OVX836, a nucleoprotein-based universal influenza A vaccine candidate being developed by Osivax, demonstrated positive safety and immunogenicity data across three dose levels in a phase 2a study, according to new research published in The Lancet Infectious Diseases.

OVX836 is designed to target the nucleoprotein, a highly conserved internal antigen. Unlike surface antigens, the nucleoprotein is much less likely to mutate, alleviating the need for annual vaccination updates, according to a release from Osivax. 

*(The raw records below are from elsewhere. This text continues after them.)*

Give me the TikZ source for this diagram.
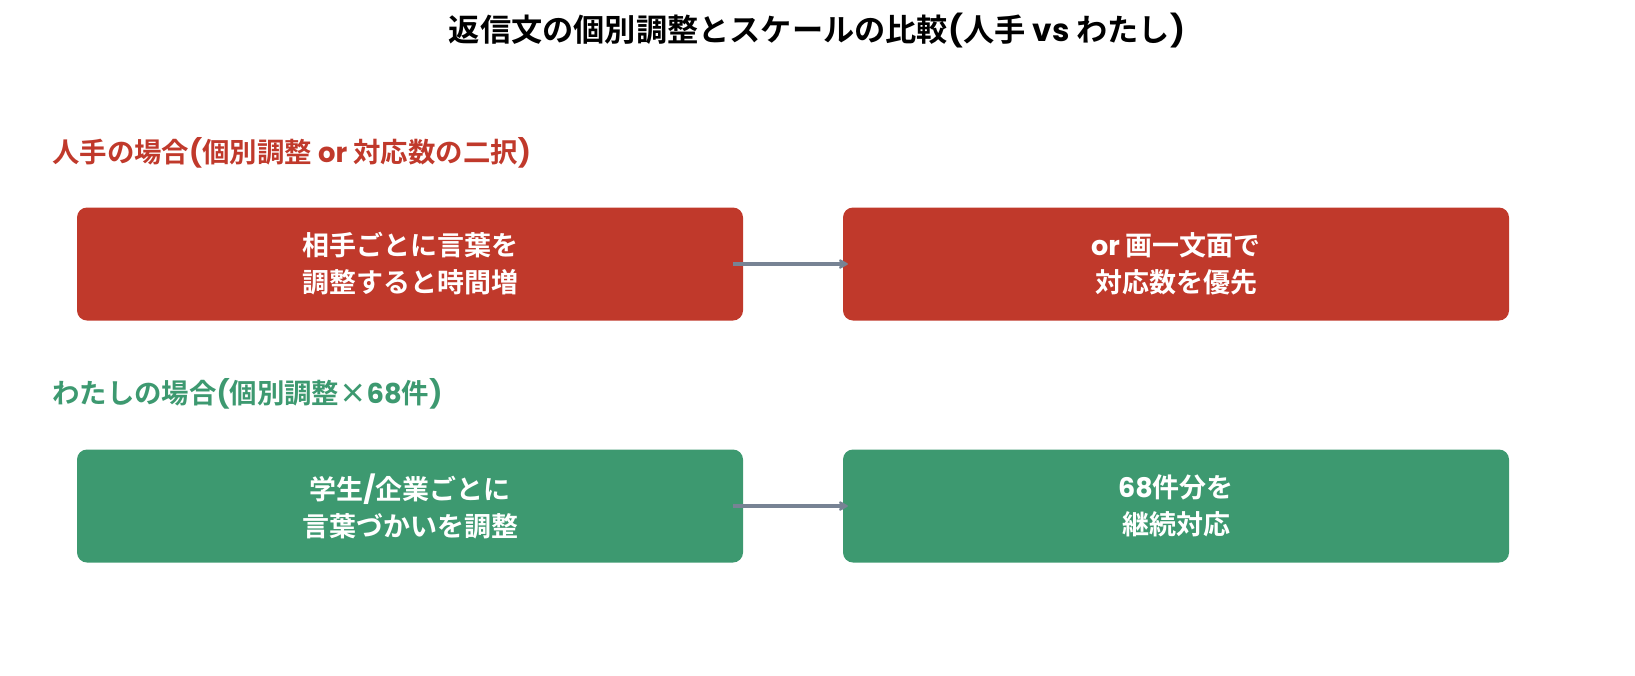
\documentclass[tikz,border=0pt]{standalone}
\usepackage{fontspec}
\setmainfont{Noto Sans CJK JP}[BoldFont={Noto Sans CJK JP Bold}]
\newfontfamily\lat{Poppins}[BoldFont={Poppins Bold}]
\usepackage{xcolor}
\usetikzlibrary{arrows.meta}

\definecolor{hitoRed}{HTML}{C0392B}
\definecolor{watashiGreen}{HTML}{3D9970}
\definecolor{arrowGray}{HTML}{778394}

\newcommand{\ltx}[1]{{\lat\bfseries #1}}

\tikzset{
  cardbox/.style={fill=#1, draw=none, rounded corners=10pt, minimum width=666pt, minimum height=113pt,
    text=white, align=center, font=\fontsize{27}{37}\selectfont\bfseries, inner sep=0pt},
  headtext/.style={anchor=west, inner sep=0pt, text=#1, font=\fontsize{27.4}{30}\selectfont\bfseries},
  flowarrow/.style={draw=arrowGray, line width=3.5pt, -{Stealth[length=11pt,width=12pt,inset=3pt,round]}}
}

\begin{document}
\begin{tikzpicture}[x=1pt,y=-1pt]
    \useasboundingbox (0,0) rectangle (1635,675);

    % Title
    \node (title) at (817,31) [inner sep=0pt, font=\fontsize{31.2}{36}\selectfont\bfseries] {返信文の個別調整とスケールの比較\ltx{(}人手 \ltx{vs} わたし\ltx{)}};

    % Text Node
    \node (headHito) at (52,153) [headtext=hitoRed] {人手の場合\ltx{(}個別調整 \ltx{or} 対応数の二択\ltx{)}};
    % Text Node
    \node (headWatashi) at (52,394) [headtext=watashiGreen] {わたしの場合\ltx{(}個別調整×\ltx{68}件\ltx{)}};

    % Rows
    \node (hitoA) at (410,264) [cardbox=hitoRed] {相手ごとに言葉を\\調整すると時間増};
    \node (hitoB) at (1176,264) [cardbox=hitoRed] {\ltx{or} 画一文面で\\対応数を優先};
    \node (watashiA) at (410,506) [cardbox=watashiGreen] {学生\ltx{/}企業ごとに\\言葉づかいを調整};
    \node (watashiB) at (1176,506) [cardbox=watashiGreen] {\ltx{68}件分を\\継続対応};

    % Arrows
    \draw [flowarrow] ([xshift=-10pt]hitoA.east) -- ([xshift=5pt]hitoB.west);
    \draw [flowarrow] ([xshift=-10pt]watashiA.east) -- ([xshift=5pt]watashiB.west);

\end{tikzpicture}
\end{document}
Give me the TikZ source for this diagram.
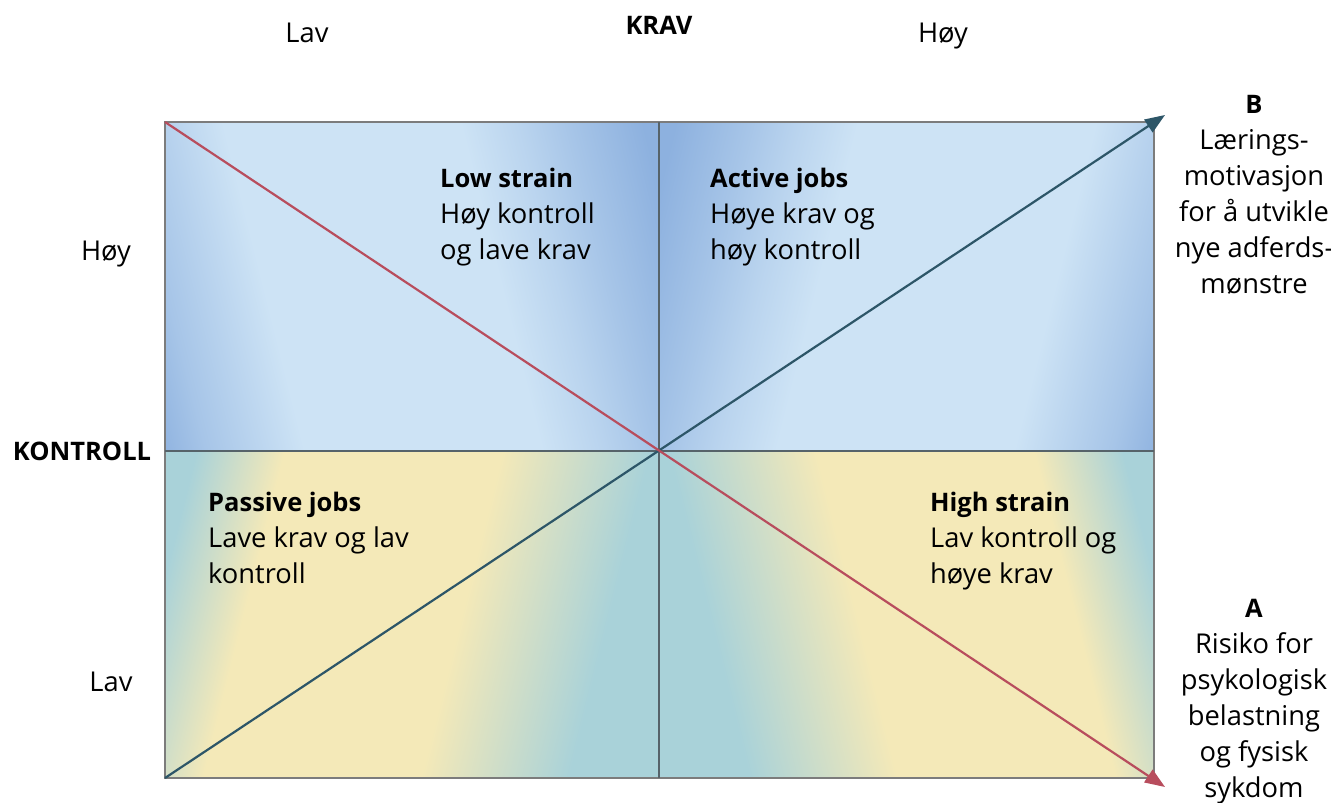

In the OVX836-003 study, 137 healthy subjects aged 18 to 55 years received one intramuscular injection of the study vaccine or placebo as follows: 33 received OVX836 180 μg, 35 received OVX836 300 μg, 36 received OVX836 480 μg, and 33 received a placebo. The OVX836 vaccine was safe and immunogenic at all dose levels. OVX836 elicited significant humoral and cellular nucleoprotein-specific immune responses, including CD4+ and CD8+ T-cells. 

Most of the immunological markers showed a dose-dependent response from 180 µg to 480 µg. Induction of a measurable CD8+ response against a non-adjuvanted recombinant protein vaccine is challenging in humans and rarely reported, thus warranting the further evaluation of OVX836 in larger phase 2b/3 clinical trials. Importantly, OVX836 provided an 84% level of protection against PCR-confirmed symptomatic influenza compared to placebo.

A separate cohort of 100 older adults (65 years old and older) was vaccinated (same doses and randomization ratio as younger subjects) and will be reported separately, with full results expected by the fourth quarter.

“The favorable safety profile and strong dose-dependent immune responses observed in this study underscore the potential of OVX836 as a promising influenza vaccine,” says Isabel Leroux-Roels, PhD, principal investigator at the Center for Vaccinology, in a release. “Notably, the observed signal of protection appears to be in line with the universal influenza vaccine target product profile set by the US National Institutes of Health, which is highly encouraging and certainly warrants closer evaluation in additional clinical trials.”

“The publication of our phase 2a data…is a significant appreciation and recognition of the robust nature of our study results,” adds Alexandre Le Vert, CEO and cofounder of Osivax, in a release. “We are strongly encouraged by these findings, particularly given that very few vaccine candidates pursuing a T-cell mechanism of action targeting the [nucleoprotein] have elicited vaccine efficacy at this point in time. As such, we look forward to advancing OVX836 toward the next stages of clinical development as a truly universal influenza vaccine.”